§ THE PROBLEM
Please print exactly the lines below, from the start of the material up to and including the line with "y_ticks = [0, 1, 2, 3, 4, 5, 6]", but none of the pictures.

* Start *

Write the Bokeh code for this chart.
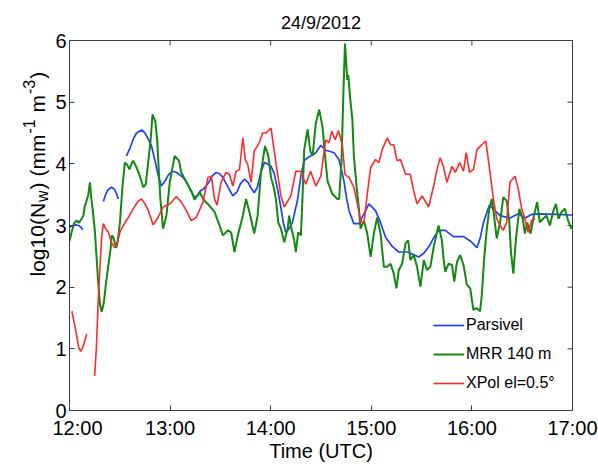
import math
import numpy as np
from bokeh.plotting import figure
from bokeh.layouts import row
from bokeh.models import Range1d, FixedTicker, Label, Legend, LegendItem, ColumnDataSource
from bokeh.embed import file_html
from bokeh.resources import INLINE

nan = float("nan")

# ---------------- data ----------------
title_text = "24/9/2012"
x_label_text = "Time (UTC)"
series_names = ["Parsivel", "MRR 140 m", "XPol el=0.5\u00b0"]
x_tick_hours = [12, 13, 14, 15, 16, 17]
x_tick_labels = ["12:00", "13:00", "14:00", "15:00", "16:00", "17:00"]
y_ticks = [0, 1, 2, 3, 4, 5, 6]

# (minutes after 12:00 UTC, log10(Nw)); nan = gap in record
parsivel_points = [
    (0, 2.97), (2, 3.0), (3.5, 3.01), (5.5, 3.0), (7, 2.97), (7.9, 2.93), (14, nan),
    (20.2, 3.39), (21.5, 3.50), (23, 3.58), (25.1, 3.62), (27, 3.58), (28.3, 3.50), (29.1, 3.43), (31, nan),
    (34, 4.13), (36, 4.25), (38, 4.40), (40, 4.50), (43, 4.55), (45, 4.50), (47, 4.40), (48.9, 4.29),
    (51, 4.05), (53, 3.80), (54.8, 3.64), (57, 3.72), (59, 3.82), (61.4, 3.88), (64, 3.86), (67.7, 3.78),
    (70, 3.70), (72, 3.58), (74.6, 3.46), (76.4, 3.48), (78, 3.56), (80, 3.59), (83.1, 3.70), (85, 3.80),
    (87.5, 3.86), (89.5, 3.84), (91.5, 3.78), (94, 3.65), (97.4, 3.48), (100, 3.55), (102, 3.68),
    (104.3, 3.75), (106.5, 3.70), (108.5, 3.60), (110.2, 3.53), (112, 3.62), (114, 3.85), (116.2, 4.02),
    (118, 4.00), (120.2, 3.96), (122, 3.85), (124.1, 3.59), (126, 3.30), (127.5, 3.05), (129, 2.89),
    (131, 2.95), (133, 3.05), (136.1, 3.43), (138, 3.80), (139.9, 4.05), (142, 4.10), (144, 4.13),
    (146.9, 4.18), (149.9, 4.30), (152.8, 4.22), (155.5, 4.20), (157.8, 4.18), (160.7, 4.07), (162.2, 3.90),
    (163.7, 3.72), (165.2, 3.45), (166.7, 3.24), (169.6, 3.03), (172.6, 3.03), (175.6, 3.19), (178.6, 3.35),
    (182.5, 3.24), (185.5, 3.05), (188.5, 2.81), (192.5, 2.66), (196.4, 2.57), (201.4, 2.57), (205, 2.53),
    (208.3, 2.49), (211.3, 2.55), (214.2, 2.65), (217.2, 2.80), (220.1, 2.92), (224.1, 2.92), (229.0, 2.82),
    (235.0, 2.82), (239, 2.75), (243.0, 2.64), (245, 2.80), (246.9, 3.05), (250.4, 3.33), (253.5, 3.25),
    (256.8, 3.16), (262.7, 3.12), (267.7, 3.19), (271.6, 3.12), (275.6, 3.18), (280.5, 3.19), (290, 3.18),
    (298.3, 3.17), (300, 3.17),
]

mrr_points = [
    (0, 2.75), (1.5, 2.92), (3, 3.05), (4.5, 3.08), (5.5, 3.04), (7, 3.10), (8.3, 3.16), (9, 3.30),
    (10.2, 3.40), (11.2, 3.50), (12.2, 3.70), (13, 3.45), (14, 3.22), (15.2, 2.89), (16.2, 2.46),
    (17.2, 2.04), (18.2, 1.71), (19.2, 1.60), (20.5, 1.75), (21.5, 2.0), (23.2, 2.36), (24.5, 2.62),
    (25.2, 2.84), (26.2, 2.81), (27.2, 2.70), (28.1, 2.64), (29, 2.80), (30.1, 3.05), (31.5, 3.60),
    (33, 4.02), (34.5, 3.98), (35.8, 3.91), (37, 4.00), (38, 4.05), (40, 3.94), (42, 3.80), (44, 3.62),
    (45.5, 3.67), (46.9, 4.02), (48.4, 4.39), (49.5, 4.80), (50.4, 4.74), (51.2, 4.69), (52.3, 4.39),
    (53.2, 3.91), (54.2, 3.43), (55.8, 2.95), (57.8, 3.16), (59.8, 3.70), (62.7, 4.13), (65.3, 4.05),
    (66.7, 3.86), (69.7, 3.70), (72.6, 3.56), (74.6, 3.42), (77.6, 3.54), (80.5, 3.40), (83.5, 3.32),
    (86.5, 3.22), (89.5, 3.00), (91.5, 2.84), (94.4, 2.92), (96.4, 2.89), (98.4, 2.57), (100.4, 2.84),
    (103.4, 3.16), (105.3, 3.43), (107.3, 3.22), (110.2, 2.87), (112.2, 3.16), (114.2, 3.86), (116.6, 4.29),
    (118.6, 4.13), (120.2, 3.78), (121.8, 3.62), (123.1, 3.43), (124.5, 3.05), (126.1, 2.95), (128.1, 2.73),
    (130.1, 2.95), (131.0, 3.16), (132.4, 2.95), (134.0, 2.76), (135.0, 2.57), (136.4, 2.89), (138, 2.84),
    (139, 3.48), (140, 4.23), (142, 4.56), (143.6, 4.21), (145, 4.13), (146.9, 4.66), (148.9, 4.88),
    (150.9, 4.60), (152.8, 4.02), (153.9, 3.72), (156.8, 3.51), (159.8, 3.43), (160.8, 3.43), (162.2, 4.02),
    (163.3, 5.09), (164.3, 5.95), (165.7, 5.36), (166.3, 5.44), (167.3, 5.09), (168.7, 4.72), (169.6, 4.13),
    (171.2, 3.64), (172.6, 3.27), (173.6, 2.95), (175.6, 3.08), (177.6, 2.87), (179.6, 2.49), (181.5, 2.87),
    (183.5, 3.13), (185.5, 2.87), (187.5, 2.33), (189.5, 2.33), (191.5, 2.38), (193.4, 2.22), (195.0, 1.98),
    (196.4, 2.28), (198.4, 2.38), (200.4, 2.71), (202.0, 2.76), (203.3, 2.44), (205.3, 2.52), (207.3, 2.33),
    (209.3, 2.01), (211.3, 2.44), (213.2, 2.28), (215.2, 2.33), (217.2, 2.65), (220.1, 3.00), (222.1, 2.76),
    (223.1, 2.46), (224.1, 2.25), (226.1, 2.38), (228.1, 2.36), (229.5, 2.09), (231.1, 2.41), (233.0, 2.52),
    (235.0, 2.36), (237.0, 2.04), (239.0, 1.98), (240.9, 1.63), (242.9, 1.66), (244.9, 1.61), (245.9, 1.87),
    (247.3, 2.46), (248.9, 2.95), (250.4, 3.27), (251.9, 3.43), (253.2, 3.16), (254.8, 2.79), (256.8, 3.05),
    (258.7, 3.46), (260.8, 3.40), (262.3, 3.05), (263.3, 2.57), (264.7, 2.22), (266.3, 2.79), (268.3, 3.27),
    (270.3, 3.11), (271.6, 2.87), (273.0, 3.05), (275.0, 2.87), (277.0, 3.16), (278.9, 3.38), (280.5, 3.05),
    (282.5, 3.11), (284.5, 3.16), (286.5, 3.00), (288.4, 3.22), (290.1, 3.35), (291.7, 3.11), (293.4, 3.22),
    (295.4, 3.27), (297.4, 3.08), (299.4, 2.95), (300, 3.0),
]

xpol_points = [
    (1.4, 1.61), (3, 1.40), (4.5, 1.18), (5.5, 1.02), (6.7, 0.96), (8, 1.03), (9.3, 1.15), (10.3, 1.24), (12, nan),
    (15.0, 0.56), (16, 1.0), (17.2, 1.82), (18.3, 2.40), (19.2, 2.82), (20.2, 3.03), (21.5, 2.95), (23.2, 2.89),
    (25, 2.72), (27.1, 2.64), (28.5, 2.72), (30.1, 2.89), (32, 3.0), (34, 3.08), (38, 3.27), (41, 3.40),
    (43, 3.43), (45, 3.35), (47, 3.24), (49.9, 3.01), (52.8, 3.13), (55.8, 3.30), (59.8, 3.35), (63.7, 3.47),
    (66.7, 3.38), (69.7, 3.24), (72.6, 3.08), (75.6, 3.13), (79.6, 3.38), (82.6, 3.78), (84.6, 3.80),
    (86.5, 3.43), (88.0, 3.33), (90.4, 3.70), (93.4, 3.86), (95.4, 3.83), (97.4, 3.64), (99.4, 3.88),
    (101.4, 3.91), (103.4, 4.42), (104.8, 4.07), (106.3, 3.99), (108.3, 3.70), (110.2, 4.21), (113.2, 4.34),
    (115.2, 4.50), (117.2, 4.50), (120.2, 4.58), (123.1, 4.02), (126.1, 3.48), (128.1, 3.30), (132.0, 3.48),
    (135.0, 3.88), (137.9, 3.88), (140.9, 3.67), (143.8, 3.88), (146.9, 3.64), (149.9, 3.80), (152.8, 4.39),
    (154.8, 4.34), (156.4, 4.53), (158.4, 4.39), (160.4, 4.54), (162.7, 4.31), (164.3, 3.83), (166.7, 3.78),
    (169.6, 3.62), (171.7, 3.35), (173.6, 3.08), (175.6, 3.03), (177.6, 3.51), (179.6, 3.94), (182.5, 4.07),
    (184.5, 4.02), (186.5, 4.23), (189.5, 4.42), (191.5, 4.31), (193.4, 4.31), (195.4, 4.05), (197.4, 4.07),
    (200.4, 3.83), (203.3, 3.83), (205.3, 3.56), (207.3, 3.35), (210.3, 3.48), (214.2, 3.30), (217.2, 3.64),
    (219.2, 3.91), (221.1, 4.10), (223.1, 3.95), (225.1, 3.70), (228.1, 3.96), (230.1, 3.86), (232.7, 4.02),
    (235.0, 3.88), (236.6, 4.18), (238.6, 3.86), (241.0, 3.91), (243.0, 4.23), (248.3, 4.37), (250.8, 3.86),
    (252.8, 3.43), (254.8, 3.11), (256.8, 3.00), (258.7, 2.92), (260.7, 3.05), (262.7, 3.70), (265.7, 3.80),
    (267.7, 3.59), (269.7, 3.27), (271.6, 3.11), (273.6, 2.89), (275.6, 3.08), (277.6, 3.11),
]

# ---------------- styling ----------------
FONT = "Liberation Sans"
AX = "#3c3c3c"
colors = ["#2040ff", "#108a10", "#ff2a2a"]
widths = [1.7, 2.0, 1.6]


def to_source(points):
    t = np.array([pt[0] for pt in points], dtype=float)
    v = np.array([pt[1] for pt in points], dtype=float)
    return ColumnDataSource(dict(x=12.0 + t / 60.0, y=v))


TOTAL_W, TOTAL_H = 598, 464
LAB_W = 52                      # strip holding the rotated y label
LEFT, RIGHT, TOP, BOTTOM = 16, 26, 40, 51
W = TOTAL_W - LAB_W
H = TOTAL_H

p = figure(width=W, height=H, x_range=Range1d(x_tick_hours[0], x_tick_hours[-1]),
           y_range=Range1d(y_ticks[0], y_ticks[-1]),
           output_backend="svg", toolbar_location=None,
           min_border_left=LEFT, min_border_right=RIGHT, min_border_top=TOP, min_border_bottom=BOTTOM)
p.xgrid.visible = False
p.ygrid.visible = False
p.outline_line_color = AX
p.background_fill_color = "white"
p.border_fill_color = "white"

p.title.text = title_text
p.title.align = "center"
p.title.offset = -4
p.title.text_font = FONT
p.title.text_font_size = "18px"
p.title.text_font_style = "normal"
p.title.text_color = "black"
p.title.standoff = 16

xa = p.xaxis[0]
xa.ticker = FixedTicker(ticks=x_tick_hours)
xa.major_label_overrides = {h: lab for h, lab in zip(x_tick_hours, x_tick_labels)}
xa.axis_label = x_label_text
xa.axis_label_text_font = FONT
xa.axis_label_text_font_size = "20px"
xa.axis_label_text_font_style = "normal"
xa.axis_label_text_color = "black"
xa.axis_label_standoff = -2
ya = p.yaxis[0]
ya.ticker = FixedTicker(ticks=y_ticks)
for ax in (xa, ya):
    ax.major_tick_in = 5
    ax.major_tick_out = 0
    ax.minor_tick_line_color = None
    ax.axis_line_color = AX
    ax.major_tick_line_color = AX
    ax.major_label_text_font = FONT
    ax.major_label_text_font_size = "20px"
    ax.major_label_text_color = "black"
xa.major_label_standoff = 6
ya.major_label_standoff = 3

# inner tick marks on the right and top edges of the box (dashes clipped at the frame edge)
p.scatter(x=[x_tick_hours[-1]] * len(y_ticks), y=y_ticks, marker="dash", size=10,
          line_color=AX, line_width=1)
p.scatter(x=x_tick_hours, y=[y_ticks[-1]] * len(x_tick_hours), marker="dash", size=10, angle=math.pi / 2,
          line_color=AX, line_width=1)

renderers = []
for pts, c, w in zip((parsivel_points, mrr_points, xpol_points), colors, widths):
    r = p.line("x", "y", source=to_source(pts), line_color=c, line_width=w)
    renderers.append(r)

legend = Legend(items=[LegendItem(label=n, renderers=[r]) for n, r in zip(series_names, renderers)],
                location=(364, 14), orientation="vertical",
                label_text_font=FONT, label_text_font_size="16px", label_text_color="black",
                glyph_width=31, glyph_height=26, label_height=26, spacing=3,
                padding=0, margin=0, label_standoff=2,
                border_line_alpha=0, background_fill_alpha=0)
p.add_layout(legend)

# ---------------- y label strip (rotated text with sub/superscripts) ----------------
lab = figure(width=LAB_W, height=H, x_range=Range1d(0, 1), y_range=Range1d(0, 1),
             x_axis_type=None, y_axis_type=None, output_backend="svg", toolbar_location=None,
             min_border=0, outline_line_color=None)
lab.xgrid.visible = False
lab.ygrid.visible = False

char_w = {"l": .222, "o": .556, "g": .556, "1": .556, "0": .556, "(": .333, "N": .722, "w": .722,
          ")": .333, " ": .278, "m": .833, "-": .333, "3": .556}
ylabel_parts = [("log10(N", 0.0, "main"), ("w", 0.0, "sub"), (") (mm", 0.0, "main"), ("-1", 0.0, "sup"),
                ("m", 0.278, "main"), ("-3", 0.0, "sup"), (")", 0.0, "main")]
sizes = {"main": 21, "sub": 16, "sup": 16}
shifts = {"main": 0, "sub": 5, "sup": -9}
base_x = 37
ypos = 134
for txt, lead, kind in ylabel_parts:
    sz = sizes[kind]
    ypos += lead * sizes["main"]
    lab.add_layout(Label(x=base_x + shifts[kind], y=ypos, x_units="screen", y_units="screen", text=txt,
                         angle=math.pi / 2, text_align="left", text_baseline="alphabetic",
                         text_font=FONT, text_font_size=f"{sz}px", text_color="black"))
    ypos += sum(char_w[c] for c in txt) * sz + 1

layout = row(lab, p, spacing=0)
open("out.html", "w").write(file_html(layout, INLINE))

* End *

§ RESULT FOR THIS TASK
Write the Bokeh code for this chart.
import math
import numpy as np
from bokeh.plotting import figure
from bokeh.layouts import row
from bokeh.models import Range1d, FixedTicker, Label, Legend, LegendItem, ColumnDataSource
from bokeh.embed import file_html
from bokeh.resources import INLINE

nan = float("nan")

# ---------------- data ----------------
title_text = "24/9/2012"
x_label_text = "Time (UTC)"
series_names = ["Parsivel", "MRR 140 m", "XPol el=0.5\u00b0"]
x_tick_hours = [12, 13, 14, 15, 16, 17]
x_tick_labels = ["12:00", "13:00", "14:00", "15:00", "16:00", "17:00"]
y_ticks = [0, 1, 2, 3, 4, 5, 6]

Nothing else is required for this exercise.